*Request*: List each line of the data that holds the string "this", please.

*Data excerpts*:
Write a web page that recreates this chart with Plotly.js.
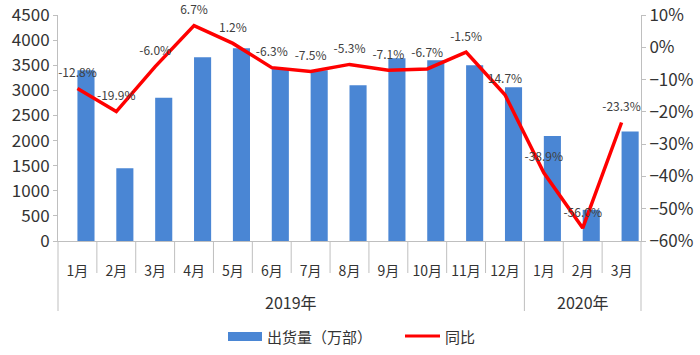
<!DOCTYPE html>
<html><head><meta charset="utf-8">
<script src="https://cdn.plot.ly/plotly-3.0.1.min.js"></script>
<style>html,body{margin:0;padding:0;background:#fff}</style>
</head><body>
<div id="chart" style="width:700px;height:355px"></div>
<script>
var years = ["2019年","2019年","2019年","2019年","2019年","2019年","2019年","2019年","2019年","2019年","2019年","2019年","2020年","2020年","2020年"];
var months = ["1月","2月","3月","4月","5月","6月","7月","8月","9月","10月","11月","12月","1月","2月","3月"];
var shipments = [3400, 1450, 2850, 3660, 3840, 3440, 3400, 3100, 3640, 3600, 3500, 3060, 2090, 620, 2180];
var yoy = [-12.8, -19.9, -6.0, 6.7, 1.2, -6.3, -7.5, -5.3, -7.1, -6.7, -1.5, -14.7, -38.9, -56.0, -23.3];
var yoyLabels = ["-12.8%","-19.9%","-6.0%","6.7%","1.2%","-6.3%","-7.5%","-5.3%","-7.1%","-6.7%","-1.5%","14.7%","-38.9%","-56.0%","-23.3%"];
var seriesNames = ["出货量（万部）", "同比"];

var font = "Noto Sans CJK SC, Noto Sans, sans-serif";
var n = months.length;
var keys = months.map(function(m, i){ return years[i] + "-" + m; });
var L = 58, R = 59, T = 15, B = 114, W = 700, H = 355;
var plotW = W - L - R, plotH = H - T - B;
var axisBottom = H - B;
function px(x){ return (x - L) / plotW; }
function py(y){ return (axisBottom - y) / plotH; }
var axisGray = "#bfbfbf";
var barColor = "#4a86d4", lineColor = "#ff0000";

var traces = [
  {type:"bar", name:seriesNames[0], x:keys, y:shipments,
   marker:{color:barColor}, yaxis:"y", offset:0, width:0.44},
  {type:"scatter", mode:"lines+markers+text", name:seriesNames[1], x:keys, y:yoy,
   yaxis:"y2", line:{color:lineColor, width:3.5},
   marker:{size:12, color:"rgba(0,0,0,0)"},
   text:yoyLabels, textposition:"top center", cliponaxis:false,
   textfont:{size:12, color:"#404040", family:font}}
];

var shapes = [];
for (var i = 0; i <= n; i++) {
  var isLong = (i === 0 || i === n || years[i] !== years[i-1]);
  shapes.push({type:"line", xref:"paper", yref:"paper", x0:i/n, x1:i/n,
    y0:0, y1:-(isLong ? 70 : 32)/plotH, line:{color:axisGray, width:1}});
}
var annotations = [];
var start = 0;
for (var j = 1; j <= n; j++) {
  if (j === n || years[j] !== years[start]) {
    annotations.push({xref:"paper", yref:"paper", x:((start + j)/2)/n, y:-61/plotH,
      text:years[start], showarrow:false, xanchor:"center", yanchor:"middle",
      font:{size:16, color:"#333", family:font}});
    start = j;
  }
}
// legend (drawn manually)
shapes.push({type:"rect", xref:"paper", yref:"paper", x0:px(228), x1:px(262), y0:py(332), y1:py(341),
  fillcolor:barColor, line:{width:0}});
shapes.push({type:"line", xref:"paper", yref:"paper", x0:px(405), x1:px(440), y0:py(336), y1:py(336),
  line:{color:lineColor, width:3}});
annotations.push({xref:"paper", yref:"paper", x:px(265), y:py(336), xanchor:"left", yanchor:"middle",
  text:seriesNames[0], showarrow:false, font:{size:15, color:"#333", family:font}});
annotations.push({xref:"paper", yref:"paper", x:px(443), y:py(336), xanchor:"left", yanchor:"middle",
  text:seriesNames[1], showarrow:false, font:{size:15, color:"#333", family:font}});

var layout = {
  width:W, height:H,
  margin:{l:L, r:R, t:T, b:B},
  paper_bgcolor:"#fff", plot_bgcolor:"#fff",
  font:{family:font, size:14, color:"#333"},
  showlegend:false,
  xaxis:{type:"category", tickvals:keys, ticktext:months, showline:true, linecolor:axisGray,
         linewidth:1, ticks:"", ticklabelstandoff:17,
         tickfont:{size:14, color:"#333"}, showgrid:false, range:[-0.5, n-0.5]},
  yaxis:{range:[0,4500], dtick:500, showline:true, linecolor:axisGray,
         ticks:"outside", ticklen:4, tickcolor:axisGray, showgrid:false, zeroline:false,
         tickfont:{size:17, color:"#333"}},
  yaxis2:{range:[-60,10], dtick:10, overlaying:"y", side:"right", ticksuffix:"%",
          showline:true, linecolor:axisGray, ticks:"outside", ticklen:4, tickcolor:axisGray,
          showgrid:false, zeroline:false, tickfont:{size:17, color:"#333"}},
  shapes:shapes,
  annotations:annotations
};
Plotly.newPlot("chart", traces, layout, {displayModeBar:false});
</script>
</body></html>
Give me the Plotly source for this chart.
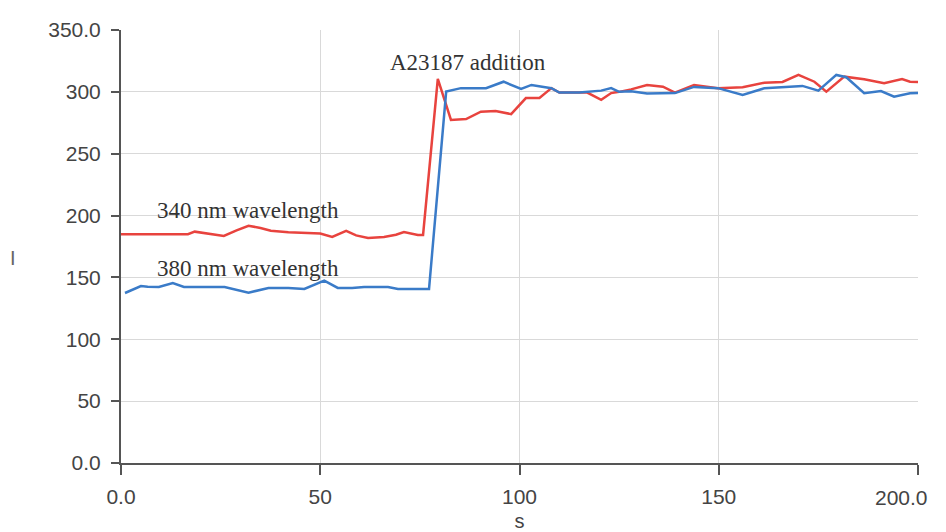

*Exercise response*:
Write a web page that recreates this chart with Plotly.js.
Give me the Plotly source for this chart.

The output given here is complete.